Stored data:
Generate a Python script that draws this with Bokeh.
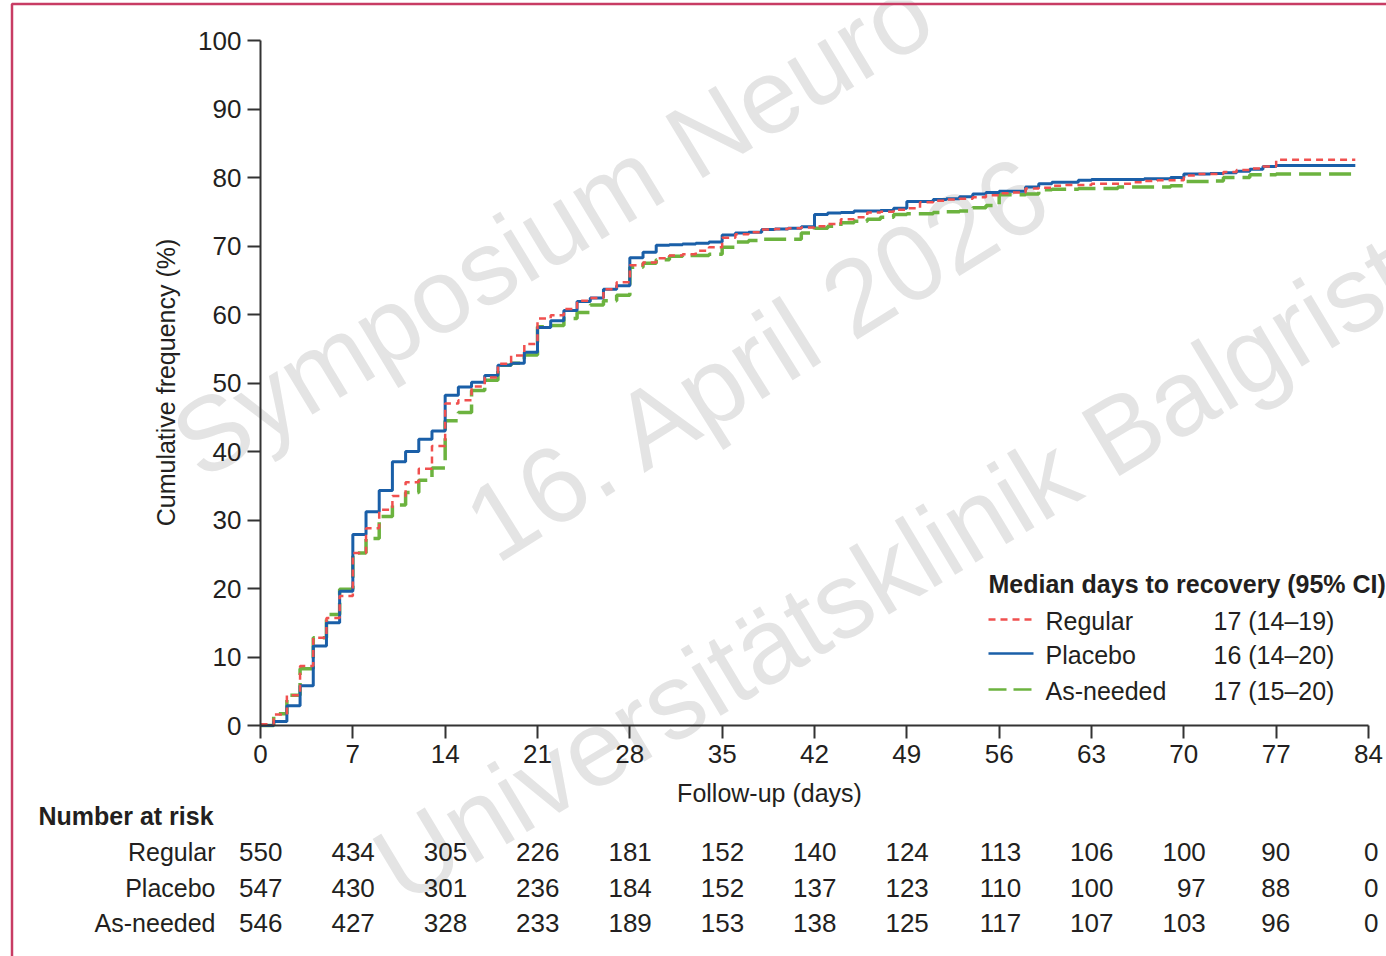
import math
from bokeh.plotting import figure
from bokeh.models import Range1d, LinearAxis, FixedTicker, ColumnDataSource
from bokeh.core.properties import value
from bokeh.embed import file_html
from bokeh.resources import INLINE

# ---------------- data ----------------
days = list(range(0, 78)) + [83]

placebo = [0, 0.6, 2.9, 5.8, 11.6, 15.0, 19.6, 27.9, 31.2, 34.3,
           38.5, 40.0, 41.8, 43.0, 48.2, 49.4, 50.1, 51.1, 52.6, 52.9,
           54.5, 58.1, 59.1, 60.6, 61.9, 62.4, 63.7, 64.2, 68.3, 69.1,
           70.1, 70.2, 70.3, 70.4, 70.6, 71.6, 71.9, 72.0, 72.4, 72.5,
           72.6, 72.8, 74.6, 74.8, 74.9, 75.1, 75.1, 75.2, 75.5, 76.5,
           76.5, 76.8, 76.9, 77.2, 77.6, 77.8, 78.0, 78.0, 78.6, 79.1,
           79.3, 79.3, 79.6, 79.7, 79.7, 79.7, 79.7, 79.8, 79.8, 80.0,
           80.5, 80.5, 80.6, 80.7, 80.9, 81.2, 81.6, 81.75, 81.75]

regular = [0.2, 1.6, 4.4, 8.7, 12.8, 15.7, 18.9, 25.2, 28.8, 31.5,
           33.5, 35.5, 37.5, 40.8, 47.0, 47.5, 49.5, 50.8, 52.8, 54.0,
           55.7, 59.4, 59.9, 60.8, 62.0, 62.4, 63.7, 64.7, 67.2, 67.6,
           68.2, 68.6, 68.8, 69.3, 69.8, 71.2, 71.7, 72.0, 72.4, 72.5,
           72.6, 72.7, 72.9, 73.2, 73.9, 74.2, 74.9, 75.0, 75.3, 75.5,
           76.4, 76.6, 76.8, 76.9, 77.1, 77.4, 77.7, 77.8, 78.4, 78.5,
           78.8, 78.9, 78.9, 79.1, 79.1, 79.1, 79.3, 79.5, 79.6, 79.6,
           80.3, 80.5, 80.5, 80.8, 81.1, 81.3, 81.6, 82.6, 82.6]

asneeded = [0, 1.7, 4.4, 8.3, 12.8, 16.2, 19.9, 25.2, 27.3, 30.5,
            32.2, 34.0, 35.8, 37.6, 44.5, 45.7, 48.9, 50.4, 52.6, 52.9,
            54.1, 58.2, 58.4, 59.4, 60.3, 61.4, 62.0, 62.8, 66.9, 67.5,
            68.0, 68.5, 68.6, 68.6, 68.8, 69.8, 70.6, 70.8, 71.0, 71.0,
            71.0, 71.9, 72.6, 72.9, 73.4, 73.6, 73.9, 74.2, 74.6, 74.7,
            74.7, 74.9, 75.0, 75.1, 75.6, 75.9, 77.5, 77.5, 77.6, 78.2,
            78.3, 78.3, 78.4, 78.4, 78.4, 78.6, 78.6, 78.6, 78.6, 78.8,
            79.4, 79.4, 79.5, 80.0, 80.0, 80.4, 80.4, 80.5, 80.5]

x_ticks = [0, 7, 14, 21, 28, 35, 42, 49, 56, 63, 70, 77, 84]
y_ticks = [0, 10, 20, 30, 40, 50, 60, 70, 80, 90, 100]

groups = ["Regular", "Placebo", "As-needed"]
medians = ["17 (14\u201319)", "16 (14\u201320)", "17 (15\u201320)"]

risk_days = x_ticks
risk_regular = [550, 434, 305, 226, 181, 152, 140, 124, 113, 106, 100, 90, 0]
risk_placebo = [547, 430, 301, 236, 184, 152, 137, 123, 110, 100, 97, 88, 0]
risk_asneeded = [546, 427, 328, 233, 189, 153, 138, 125, 117, 107, 103, 96, 0]

watermark = ["Symposium Neuro", "16. April 2026", "Universit\u00e4tsklinik Balgrist"]

# ---------------- layout helpers (pixel -> data) ----------------
W, H = 1386, 956
X0, XPD = 260.0, (1368.0 - 260.0) / 84.0
Y0, YPP = 725.0, (725.0 - 40.0) / 100.0


def dx(px):
    return (px - X0) / XPD


def dy(py):
    return (Y0 - py) / YPP


FONT = value("Liberation Sans")
TXT = "#231f20"
C_REG, C_PLA, C_ASN = "#f0504f", "#1a5fa8", "#6cb33f"

p = figure(width=W, height=H, output_backend="svg", toolbar_location=None,
           x_range=Range1d(dx(0), dx(W)), y_range=Range1d(dy(H), dy(0)),
           x_axis_type=None, y_axis_type=None, min_border=0)
p.outline_line_color = None
p.background_fill_color = "white"
p.border_fill_color = "white"

# ---------------- watermark ----------------
wm_pos = [(182, 450), (476, 533), (384, 874)]
wm_ang = [math.radians(31.2), math.radians(32.0), math.radians(31.0)]
wm_size = ["105px", "108px", "107px"]
wm_src = ColumnDataSource(dict(x=[dx(a) for a, b in wm_pos], y=[dy(b) for a, b in wm_pos],
                               text=watermark, angle=wm_ang, fs=wm_size))
p.text(x="x", y="y", text="text", angle="angle", text_font_size="fs", source=wm_src,
       text_align="left", text_baseline="alphabetic",
       text_font=FONT, text_color="#e4e4e4")

# ---------------- frame border (top & left) ----------------
p.line(x=[dx(11.5), dx(11.5), dx(W + 10)], y=[dy(H + 10), dy(3.5), dy(3.5)],
       line_color="#c83c64", line_width=2.5)

# ---------------- axes ----------------
xaxis = LinearAxis(fixed_location=0, bounds=(0, 84), ticker=FixedTicker(ticks=x_ticks))
yaxis = LinearAxis(fixed_location=0, bounds=(0, 100), ticker=FixedTicker(ticks=y_ticks))
for ax in (xaxis, yaxis):
    ax.axis_line_color = "#333333"
    ax.axis_line_width = 2
    ax.major_tick_line_color = "#333333"
    ax.major_tick_line_width = 2
    ax.major_tick_out = 13
    ax.major_tick_in = 0
    ax.minor_tick_line_color = None
    ax.major_label_text_font = "Liberation Sans"
    ax.major_label_text_font_size = "26px"
    ax.major_label_text_color = TXT
xaxis.major_label_standoff = 6
yaxis.major_label_standoff = 6
p.add_layout(xaxis, "below")
p.add_layout(yaxis, "left")

# ---------------- curves ----------------
src = ColumnDataSource(dict(day=days, reg=regular, pla=placebo, asn=asneeded))
p.step(x="day", y="asn", source=src, mode="after", line_color=C_ASN,
       line_width=3.5, line_dash="22 8")
p.step(x="day", y="pla", source=src, mode="after", line_color=C_PLA,
       line_width=3)
p.step(x="day", y="reg", source=src, mode="after", line_color=C_REG,
       line_width=2.5, line_dash="7 5")

# ---------------- axis titles ----------------
p.text(x=[dx(165)], y=[dy(382)], text=["Cumulative frequency (%)"], angle=math.pi / 2,
       text_align="center", text_baseline="middle", text_font=FONT,
       text_font_size=value("25px"), text_color=TXT)
p.text(x=[dx(769)], y=[dy(792)], text=["Follow-up (days)"],
       text_align="center", text_baseline="middle", text_font=FONT,
       text_font_size=value("25px"), text_color=TXT)

# ---------------- legend ----------------
p.text(x=[dx(988)], y=[dy(583)], text=["Median days to recovery (95% CI)"],
       text_align="left", text_baseline="middle", text_font=FONT,
       text_font_size=value("25px"), text_font_style="bold", text_color=TXT)
leg_y = [620, 654, 690]
leg_style = [(C_REG, 2.5, "7 5"), (C_PLA, 2.5, "solid"), (C_ASN, 2.5, "18 7")]
for yy, (c, w, d) in zip(leg_y, leg_style):
    p.line(x=[dx(988), dx(1033)], y=[dy(yy - 1), dy(yy - 1)], line_color=c,
           line_width=w, line_dash=d)
p.text(x=[dx(1045)] * 3, y=[dy(v) for v in leg_y], text=groups,
       text_align="left", text_baseline="middle", text_font=FONT,
       text_font_size=value("25px"), text_color=TXT)
p.text(x=[dx(1213)] * 3, y=[dy(v) for v in leg_y], text=medians,
       text_align="left", text_baseline="middle", text_font=FONT,
       text_font_size=value("25px"), text_color=TXT)

# ---------------- number at risk ----------------
p.text(x=[dx(38)], y=[dy(815)], text=["Number at risk"],
       text_align="left", text_baseline="middle", text_font=FONT,
       text_font_size=value("25px"), text_font_style="bold", text_color=TXT)
row_y = [851, 887, 922]
p.text(x=[dx(215)] * 3, y=[dy(v) for v in row_y], text=groups,
       text_align="right", text_baseline="middle", text_font=FONT,
       text_font_size=value("25px"), text_color=TXT)
right_off = [22] * 11 + [14, 10]
for yy, row in zip(row_y, [risk_regular, risk_placebo, risk_asneeded]):
    p.text(x=[d + o / XPD for d, o in zip(risk_days, right_off)], y=[dy(yy)] * len(row),
           text=[str(v) for v in row], text_align="right", text_baseline="middle",
           text_font=FONT, text_font_size=value("26px"), text_color=TXT)

open("out.html", "w").write(file_html(p, INLINE))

Brief: Omitting all pictures, restate exactly the lines of the material from its start through the line that contains "days = list(range(0, 78)) + [83]".

The reply:
Generate a Python script that draws this with Bokeh.
import math
from bokeh.plotting import figure
from bokeh.models import Range1d, LinearAxis, FixedTicker, ColumnDataSource
from bokeh.core.properties import value
from bokeh.embed import file_html
from bokeh.resources import INLINE

# ---------------- data ----------------
days = list(range(0, 78)) + [83]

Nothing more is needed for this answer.